Consider cases like these:

  • Andy works part-time for company A and part-time for company B. In both companies, he manages the time bookings, both companies use your tool. Does Andy need separate logins for these roles?
  • Bernard is an externally hired person. He is not expected to do the company's admin; this is done for him. Cindy the manager will input Bernard's entries. Does Bernard need a login?
  • Danny got into a serious accident before he could log this month's entries. He's unavailable for the next few months. How is someone going to enter his data (let's assume that such a person knows what to fill in)?
  • Eddie used to work for the reticulation department, he was able to claim for jobs X and Y. However, Eddie got transferred to the encabulation unit where he is now able to claim for job Z (but not X and Y anymore).
    • Eddie forgot to add an entry from before he was transferred, how can he fix this after the fact?
  • Frank keeps logging hours that are not correct. This is not malice, Frank just doesn't understand and seems unable to learn. How can Gale, Frank's manager, ensure that Frank's wrong entries are not added into the system?
  • Henry is at the same time Iain's supervisor and he submits entries for work he performs under Johnny's supervision. How will you represent/model Henry's account?
  • Kendra, a recently fired ex-employee has filed a request to delete all their PII (personally identifiable information) from your systems. However, the fiscal year is still months from closing and you need to retain their entries (without any PII). How do you intend to achieve this?
  • There is an ongoing role that is filled with casual employees who might do a job for you once and then never return.
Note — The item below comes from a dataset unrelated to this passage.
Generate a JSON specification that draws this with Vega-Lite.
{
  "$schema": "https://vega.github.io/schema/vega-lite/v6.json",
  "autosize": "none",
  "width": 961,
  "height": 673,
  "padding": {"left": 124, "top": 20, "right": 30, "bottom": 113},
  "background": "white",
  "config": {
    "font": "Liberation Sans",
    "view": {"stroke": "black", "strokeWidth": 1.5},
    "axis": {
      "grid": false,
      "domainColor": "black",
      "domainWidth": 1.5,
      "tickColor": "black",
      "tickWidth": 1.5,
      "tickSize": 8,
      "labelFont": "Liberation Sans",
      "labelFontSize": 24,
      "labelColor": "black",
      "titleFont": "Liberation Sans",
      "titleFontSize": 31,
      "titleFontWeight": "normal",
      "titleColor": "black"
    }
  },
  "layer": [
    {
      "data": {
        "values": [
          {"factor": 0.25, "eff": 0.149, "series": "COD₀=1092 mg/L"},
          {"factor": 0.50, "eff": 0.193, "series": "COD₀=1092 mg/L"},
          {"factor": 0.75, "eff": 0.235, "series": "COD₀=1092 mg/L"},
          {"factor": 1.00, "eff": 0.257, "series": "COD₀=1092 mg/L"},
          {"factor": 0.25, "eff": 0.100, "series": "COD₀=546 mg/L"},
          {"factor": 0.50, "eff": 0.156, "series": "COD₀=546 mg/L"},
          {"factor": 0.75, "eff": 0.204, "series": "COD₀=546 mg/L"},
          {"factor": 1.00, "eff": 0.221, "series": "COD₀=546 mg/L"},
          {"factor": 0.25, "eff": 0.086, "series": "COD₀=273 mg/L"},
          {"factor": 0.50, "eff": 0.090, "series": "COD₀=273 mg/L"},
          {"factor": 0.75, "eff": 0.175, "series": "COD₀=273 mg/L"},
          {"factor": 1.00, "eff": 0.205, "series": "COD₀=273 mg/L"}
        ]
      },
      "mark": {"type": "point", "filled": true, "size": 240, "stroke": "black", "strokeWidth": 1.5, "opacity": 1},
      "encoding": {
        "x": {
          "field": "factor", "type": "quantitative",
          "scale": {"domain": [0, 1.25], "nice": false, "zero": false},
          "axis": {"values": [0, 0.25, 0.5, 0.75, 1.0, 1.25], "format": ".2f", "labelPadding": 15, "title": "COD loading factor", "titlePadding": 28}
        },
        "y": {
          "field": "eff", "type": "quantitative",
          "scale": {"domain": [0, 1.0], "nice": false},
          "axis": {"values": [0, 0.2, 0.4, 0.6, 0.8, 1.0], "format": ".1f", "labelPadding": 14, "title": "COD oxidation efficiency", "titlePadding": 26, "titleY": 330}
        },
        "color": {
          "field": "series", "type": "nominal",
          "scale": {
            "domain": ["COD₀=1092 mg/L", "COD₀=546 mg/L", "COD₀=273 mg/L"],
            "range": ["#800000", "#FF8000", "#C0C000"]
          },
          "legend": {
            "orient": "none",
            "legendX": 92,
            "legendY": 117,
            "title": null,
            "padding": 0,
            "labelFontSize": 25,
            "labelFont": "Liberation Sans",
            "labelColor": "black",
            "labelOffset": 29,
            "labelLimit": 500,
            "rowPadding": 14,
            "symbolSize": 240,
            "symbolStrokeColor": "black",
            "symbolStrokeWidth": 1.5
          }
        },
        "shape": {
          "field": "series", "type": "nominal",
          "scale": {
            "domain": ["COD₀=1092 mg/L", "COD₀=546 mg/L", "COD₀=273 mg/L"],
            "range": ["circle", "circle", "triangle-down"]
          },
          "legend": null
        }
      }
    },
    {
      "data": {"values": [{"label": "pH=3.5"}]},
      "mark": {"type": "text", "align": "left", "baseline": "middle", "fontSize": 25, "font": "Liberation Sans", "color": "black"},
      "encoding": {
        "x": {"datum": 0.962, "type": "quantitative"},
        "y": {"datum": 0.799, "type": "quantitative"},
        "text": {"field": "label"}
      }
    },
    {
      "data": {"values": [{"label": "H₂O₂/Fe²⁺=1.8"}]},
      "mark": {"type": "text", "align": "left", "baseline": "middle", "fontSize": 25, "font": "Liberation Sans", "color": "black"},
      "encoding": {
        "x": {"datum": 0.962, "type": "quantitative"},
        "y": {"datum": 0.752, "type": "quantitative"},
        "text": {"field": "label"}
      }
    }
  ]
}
You don't really know about these people in advance, and the people who manage them cannot be bothered sending through requests for individual accounts multiple times a day, every day. They ask you to just create a "Job X worker" account that can be used by all these casual workers. How will you model this?
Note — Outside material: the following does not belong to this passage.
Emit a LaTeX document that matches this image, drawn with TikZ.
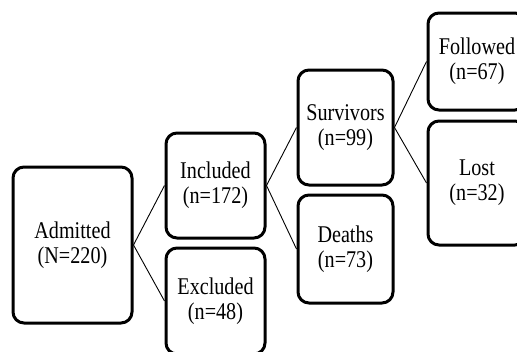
\documentclass[tikz,border=0pt]{standalone}
\usepackage{fontspec}
\setmainfont[FakeStretch=0.84]{Liberation Serif}
\usetikzlibrary{positioning}

\begin{document}
\begin{tikzpicture}[% styles shared by all boxes, sizes given per box
      every node/.style={
        align=center,     % so that "\\" breaks the line
        font=\fontsize{24}{25}\selectfont
      },
      box/.style={rectangle,rounded corners=11pt,line width=3pt,draw=black,fill=white,inner sep=0pt},
      link/.style={draw,line width=0.9pt}
    ]
    \useasboundingbox (0,0) rectangle (517pt,-351pt);
    \node[box,minimum width=119pt,minimum height=156pt](Adm) at (72.5pt,-245pt){Admitted\\(N=220)};
    \node[box,minimum width=99pt,minimum height=105pt](Inc)[right=31pt of Adm,yshift=59.5pt]{Included\\(n=172)};
    \node[box,minimum width=99pt,minimum height=106pt](Exc)[below=7pt of Inc]{Excluded\\(n=48)};
    \node[box,minimum width=95pt,minimum height=115pt](Sur)[right=30pt of Inc,yshift=58pt]{Survivors\\(n=99)};
    \node[box,minimum width=95pt,minimum height=108pt](Dea)[below=7pt of Sur]{Deaths\\(n=73)};
    \node[box,minimum width=98pt,minimum height=97pt](Fol)[right=32pt of Sur,yshift=66pt]{Followed\\(n=67)};
    \node[box,minimum width=98pt,minimum height=124pt,anchor=north west](Lost) at ([yshift=-8pt]Fol.south west){Lost\\(n=32)};
    \path[link]
    (Adm.east) -- (Inc.west)
    (Adm.east) -- (Exc.west)
    (Inc.east) -- (Sur.west)
    (Inc.east) -- (Dea.west)
    (Sur.east) -- (Fol.west)
    (Sur.east) -- (Lost.west)
    ;
  \end{tikzpicture}
\end{document}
I'm just spitballing edge cases here that your question simply hasn't factored in yet. I'm not saying every case is useful for your specific scenario. However, I think your current approach is likely oversimplified to the point where if you build it the way you're thinking of right now, you're likely going to end up needing to fix/change the codebase as you later realize which edge cases you forgot to think about.

The key takeaway here is that you need to identify exactly how these concepts should operate under these circumstances, because that kind of refinement is what's going to drive your understanding of which design best fits your specific requirements.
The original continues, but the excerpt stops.